The Network News Transfer Protocol (NNTP) is an application protocol used for transporting Usenet news articles (netnews) between news servers and for reading and posting articles by end user client applications.
The messages and protocol are defined in RFCs from The Internet Engineering Task Force (IETF). The messages are defined in RFC 5536 and the way these are transferred is defined in RFC 5537.
Users read messages using a client which connects to a server. Servers pass messages between each other so that all messages in the group that the server manages are available to the client. Or, as the netnews RFC 5537 say in 1.1, "Basic Concepts":
"Netnews" is a set of protocols for generating, storing, and retrieving news "articles" whose format is defined in [RFC5536], and for exchanging them amongst a readership that is potentially widely distributed. It is organized around "newsgroups", with the expectation that each reader will be able to see all articles posted to each newsgroup in which he participates. These protocols most commonly use a flooding algorithm that propagates copies throughout a network of participating servers.

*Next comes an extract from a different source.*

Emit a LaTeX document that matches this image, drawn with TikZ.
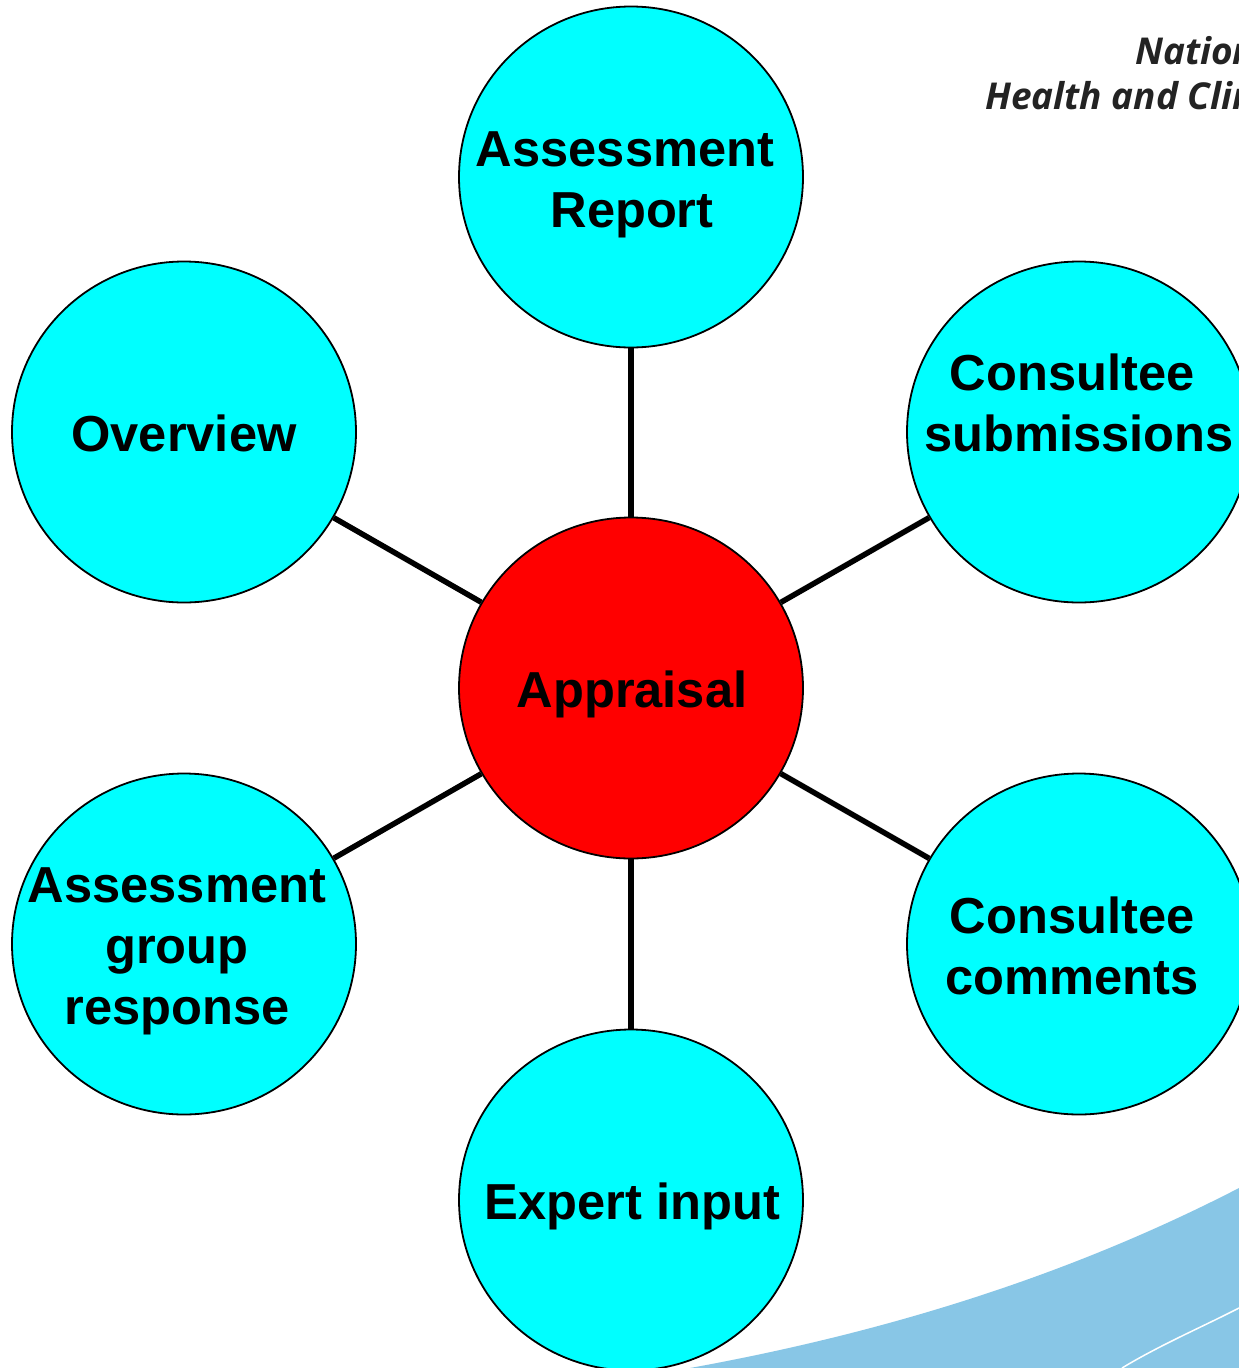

Typically, only one copy is stored per server, and each server makes it available on demand to readers able to access that server.
"Usenet" is a particular worldwide, publicly accessible network based on the Netnews protocols. It is only one such possible network; there are deployments of the Netnews protocols other than Usenet (such as ones internal to particular organizations). This document discusses the more general Netnews architecture and protocols.
Clients tend to be applications that run on users' machines although there are some gateways to Usenet including Google Groups.